Top of the World (alternately, Top O' the World and Top of The World Estates) is an unincorporated community in rural Blount County, Tennessee.

==History==
The land was originally the home of the Cherokee Nation, who were mostly displaced to Oklahoma along the Trail of Tears in 1838. A grant of 5000 acre was made to Daniel D. Foute in 1837. This included the area now covered by Top of the World, which was purchased by a developer in the early 1960s.
 Construction of the Top of World Estates by Roy and Charles Headrick was reported by the Knoxville News Sentinel in June 1965. The community surrounds Lake in the Sky, a 52.5 acre artificial lake formed by a dam built in 1966.

==Geography ==
The community lies in an area called The Flats, on a spur of Chilhowee Mountain in East Tennessee. The surrounding country is rugged. The Foothills Parkway passes just to the northwest, and the boundary of the Great Smoky Mountains National Park lies just to the southeast. The neighboring park has a natural forest environment of yellow pines and hardwood species. Controlled burns are used to reduce the risk of uncontrolled fires. There is a healthy black bear population.

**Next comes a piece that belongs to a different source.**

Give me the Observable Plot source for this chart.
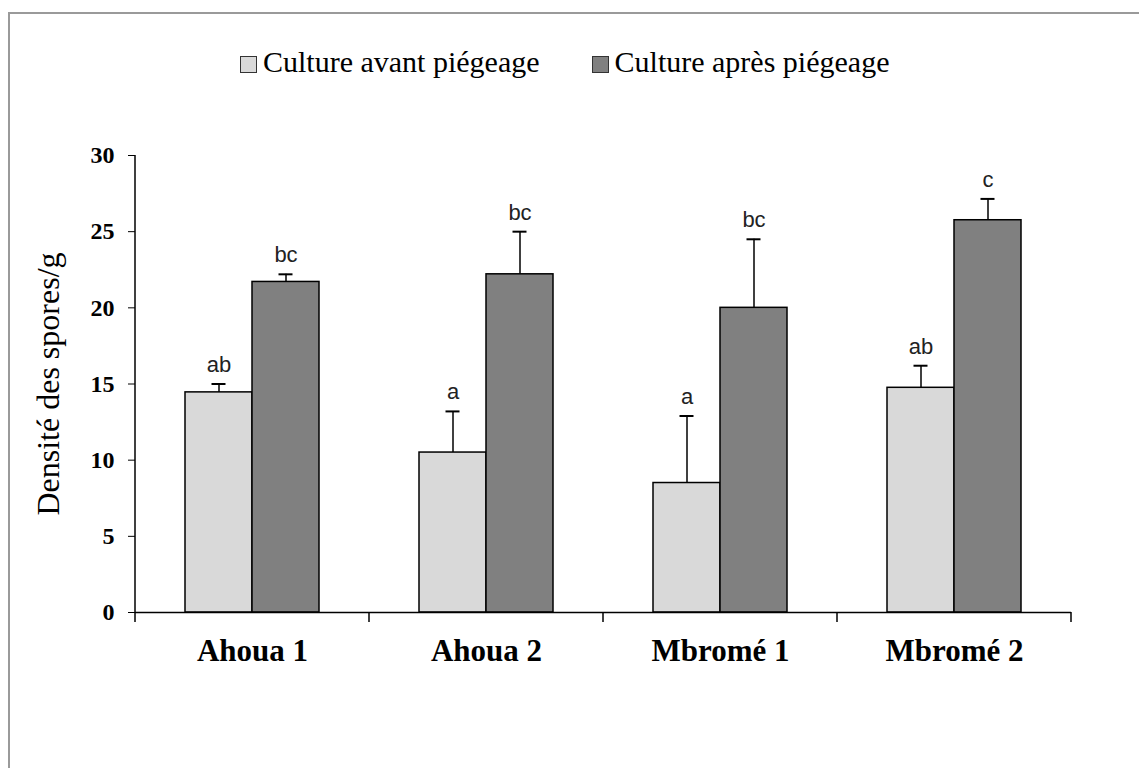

The community is relatively isolated. The Foothills Parkway is the only road to Top of the World that is passable by school bus. Otherwise it must be accessed by steep and winding secondary roads.

==Community==

Residents may belong to the Top of the World Landowners' Association (TOWLA). The Blount County Fire Protection District has its station #8 at 5714 Flats Road, on the east shore of the lake. The fire station officially came into service when the TOWLA and the Blount County Fire Protection District signed a contract on 23 March 2012. There is no local school. School children are taken by bus along the Foothills Parkway to nearby Walland. There is no post office in Top of The World. The nearest post office is in Walland.